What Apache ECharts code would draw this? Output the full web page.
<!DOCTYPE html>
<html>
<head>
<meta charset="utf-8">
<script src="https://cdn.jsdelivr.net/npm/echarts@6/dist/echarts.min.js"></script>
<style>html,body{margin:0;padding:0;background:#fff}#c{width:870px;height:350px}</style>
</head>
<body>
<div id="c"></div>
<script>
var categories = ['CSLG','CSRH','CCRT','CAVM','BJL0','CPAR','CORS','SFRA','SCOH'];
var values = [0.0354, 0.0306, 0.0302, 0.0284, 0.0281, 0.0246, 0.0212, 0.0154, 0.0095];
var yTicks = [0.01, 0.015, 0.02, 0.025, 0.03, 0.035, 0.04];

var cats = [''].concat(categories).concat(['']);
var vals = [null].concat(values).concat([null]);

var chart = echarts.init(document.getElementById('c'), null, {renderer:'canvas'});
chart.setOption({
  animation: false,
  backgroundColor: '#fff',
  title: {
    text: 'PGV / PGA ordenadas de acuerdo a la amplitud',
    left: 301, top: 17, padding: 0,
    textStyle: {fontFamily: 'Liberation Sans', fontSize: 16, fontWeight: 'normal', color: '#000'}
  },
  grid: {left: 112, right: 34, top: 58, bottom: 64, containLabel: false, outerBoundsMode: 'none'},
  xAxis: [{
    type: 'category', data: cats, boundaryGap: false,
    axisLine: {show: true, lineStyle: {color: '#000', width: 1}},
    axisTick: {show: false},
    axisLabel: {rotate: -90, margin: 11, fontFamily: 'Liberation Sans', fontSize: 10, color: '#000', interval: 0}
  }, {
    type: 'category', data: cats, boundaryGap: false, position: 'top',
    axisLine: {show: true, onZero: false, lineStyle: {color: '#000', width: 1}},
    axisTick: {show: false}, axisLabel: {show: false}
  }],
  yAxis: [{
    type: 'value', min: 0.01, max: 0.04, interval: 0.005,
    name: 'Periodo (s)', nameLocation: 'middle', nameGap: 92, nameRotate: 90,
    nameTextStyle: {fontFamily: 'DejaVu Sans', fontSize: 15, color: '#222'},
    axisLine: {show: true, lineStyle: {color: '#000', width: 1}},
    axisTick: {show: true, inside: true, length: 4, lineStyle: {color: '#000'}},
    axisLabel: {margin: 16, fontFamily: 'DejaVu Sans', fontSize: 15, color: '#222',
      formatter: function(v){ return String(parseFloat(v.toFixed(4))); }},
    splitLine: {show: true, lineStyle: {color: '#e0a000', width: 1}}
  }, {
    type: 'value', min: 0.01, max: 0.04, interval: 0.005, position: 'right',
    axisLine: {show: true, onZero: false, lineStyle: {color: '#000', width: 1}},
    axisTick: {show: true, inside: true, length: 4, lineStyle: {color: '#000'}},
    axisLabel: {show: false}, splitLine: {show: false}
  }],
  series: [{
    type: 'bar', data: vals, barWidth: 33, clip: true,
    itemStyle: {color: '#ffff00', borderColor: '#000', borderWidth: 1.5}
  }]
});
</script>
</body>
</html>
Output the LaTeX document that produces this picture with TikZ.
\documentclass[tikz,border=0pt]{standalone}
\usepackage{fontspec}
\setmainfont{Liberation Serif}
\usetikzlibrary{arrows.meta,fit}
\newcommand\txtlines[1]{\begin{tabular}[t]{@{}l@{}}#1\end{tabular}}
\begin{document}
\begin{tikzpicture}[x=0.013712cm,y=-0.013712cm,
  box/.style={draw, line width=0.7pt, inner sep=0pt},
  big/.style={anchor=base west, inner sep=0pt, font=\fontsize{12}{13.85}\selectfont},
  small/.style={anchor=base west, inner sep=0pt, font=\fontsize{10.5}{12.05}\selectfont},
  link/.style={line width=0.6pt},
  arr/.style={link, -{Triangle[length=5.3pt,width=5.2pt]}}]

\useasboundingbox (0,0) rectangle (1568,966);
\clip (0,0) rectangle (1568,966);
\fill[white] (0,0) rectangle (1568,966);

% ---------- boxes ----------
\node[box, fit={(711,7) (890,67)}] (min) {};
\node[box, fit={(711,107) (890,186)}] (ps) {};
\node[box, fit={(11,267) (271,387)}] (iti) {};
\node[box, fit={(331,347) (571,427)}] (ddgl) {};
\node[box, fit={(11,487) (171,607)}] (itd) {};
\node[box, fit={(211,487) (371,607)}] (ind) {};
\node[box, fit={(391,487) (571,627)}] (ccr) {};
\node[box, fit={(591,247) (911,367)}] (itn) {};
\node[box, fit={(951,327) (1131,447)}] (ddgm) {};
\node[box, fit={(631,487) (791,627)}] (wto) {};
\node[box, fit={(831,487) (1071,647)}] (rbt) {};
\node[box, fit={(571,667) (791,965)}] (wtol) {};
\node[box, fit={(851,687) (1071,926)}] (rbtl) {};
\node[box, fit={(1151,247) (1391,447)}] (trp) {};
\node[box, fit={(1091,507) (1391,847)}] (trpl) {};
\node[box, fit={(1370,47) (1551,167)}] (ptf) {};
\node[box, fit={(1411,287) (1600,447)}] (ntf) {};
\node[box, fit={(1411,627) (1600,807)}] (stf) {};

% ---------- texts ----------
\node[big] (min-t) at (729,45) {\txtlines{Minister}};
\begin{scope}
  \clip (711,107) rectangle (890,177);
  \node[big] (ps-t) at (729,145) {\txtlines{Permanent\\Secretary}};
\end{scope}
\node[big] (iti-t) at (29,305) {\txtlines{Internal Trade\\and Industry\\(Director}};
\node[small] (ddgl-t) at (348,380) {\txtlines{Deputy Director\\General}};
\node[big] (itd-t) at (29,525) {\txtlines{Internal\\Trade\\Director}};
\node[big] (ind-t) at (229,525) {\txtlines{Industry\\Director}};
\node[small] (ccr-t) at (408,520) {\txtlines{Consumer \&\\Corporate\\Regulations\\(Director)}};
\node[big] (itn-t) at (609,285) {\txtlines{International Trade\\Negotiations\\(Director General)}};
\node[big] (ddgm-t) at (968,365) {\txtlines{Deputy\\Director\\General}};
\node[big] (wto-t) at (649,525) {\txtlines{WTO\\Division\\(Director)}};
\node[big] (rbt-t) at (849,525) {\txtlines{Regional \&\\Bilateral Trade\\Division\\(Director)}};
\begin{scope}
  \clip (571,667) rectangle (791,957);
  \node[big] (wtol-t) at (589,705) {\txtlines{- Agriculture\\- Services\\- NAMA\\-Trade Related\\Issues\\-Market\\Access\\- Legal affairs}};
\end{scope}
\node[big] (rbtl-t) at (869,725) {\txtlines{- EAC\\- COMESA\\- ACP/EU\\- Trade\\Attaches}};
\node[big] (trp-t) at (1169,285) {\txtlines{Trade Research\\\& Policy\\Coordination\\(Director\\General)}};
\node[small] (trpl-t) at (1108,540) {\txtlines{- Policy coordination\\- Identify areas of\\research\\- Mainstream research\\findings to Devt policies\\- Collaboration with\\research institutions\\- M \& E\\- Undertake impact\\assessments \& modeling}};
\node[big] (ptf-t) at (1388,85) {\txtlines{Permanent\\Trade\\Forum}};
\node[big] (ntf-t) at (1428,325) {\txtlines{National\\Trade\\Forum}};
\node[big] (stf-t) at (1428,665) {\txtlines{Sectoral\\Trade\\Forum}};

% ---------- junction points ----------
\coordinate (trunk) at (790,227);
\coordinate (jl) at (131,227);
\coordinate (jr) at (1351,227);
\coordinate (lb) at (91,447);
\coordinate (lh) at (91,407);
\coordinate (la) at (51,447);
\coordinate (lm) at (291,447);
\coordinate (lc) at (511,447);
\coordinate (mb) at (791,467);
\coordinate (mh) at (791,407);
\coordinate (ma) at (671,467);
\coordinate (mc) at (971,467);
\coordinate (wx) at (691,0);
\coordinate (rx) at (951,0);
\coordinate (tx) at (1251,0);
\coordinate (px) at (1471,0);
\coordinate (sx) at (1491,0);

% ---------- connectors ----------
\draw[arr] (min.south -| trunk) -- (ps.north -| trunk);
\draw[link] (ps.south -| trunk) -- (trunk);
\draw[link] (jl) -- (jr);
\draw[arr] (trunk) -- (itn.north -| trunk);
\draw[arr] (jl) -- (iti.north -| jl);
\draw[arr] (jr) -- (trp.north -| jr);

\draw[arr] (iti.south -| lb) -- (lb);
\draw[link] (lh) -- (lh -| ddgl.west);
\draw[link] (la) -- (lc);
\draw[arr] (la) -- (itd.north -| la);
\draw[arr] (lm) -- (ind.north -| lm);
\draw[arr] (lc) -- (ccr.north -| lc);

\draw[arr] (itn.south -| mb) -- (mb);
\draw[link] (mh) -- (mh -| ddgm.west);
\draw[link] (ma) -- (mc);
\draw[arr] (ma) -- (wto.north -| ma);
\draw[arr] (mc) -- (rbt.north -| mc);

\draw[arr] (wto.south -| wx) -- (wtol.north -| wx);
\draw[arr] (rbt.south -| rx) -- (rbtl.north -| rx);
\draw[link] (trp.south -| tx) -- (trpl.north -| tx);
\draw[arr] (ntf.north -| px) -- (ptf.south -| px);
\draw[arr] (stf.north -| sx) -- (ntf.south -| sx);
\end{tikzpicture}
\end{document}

- - -

**Aim**
The answer should consist of the lines from the first line of the entries through the line with "var vals = [null].concat(values).concat([null]);", copied exactly.

**Answer for this exercise**
What Apache ECharts code would draw this? Output the full web page.
<!DOCTYPE html>
<html>
<head>
<meta charset="utf-8">
<script src="https://cdn.jsdelivr.net/npm/echarts@6/dist/echarts.min.js"></script>
<style>html,body{margin:0;padding:0;background:#fff}#c{width:870px;height:350px}</style>
</head>
<body>
<div id="c"></div>
<script>
var categories = ['CSLG','CSRH','CCRT','CAVM','BJL0','CPAR','CORS','SFRA','SCOH'];
var values = [0.0354, 0.0306, 0.0302, 0.0284, 0.0281, 0.0246, 0.0212, 0.0154, 0.0095];
var yTicks = [0.01, 0.015, 0.02, 0.025, 0.03, 0.035, 0.04];

var cats = [''].concat(categories).concat(['']);
var vals = [null].concat(values).concat([null]);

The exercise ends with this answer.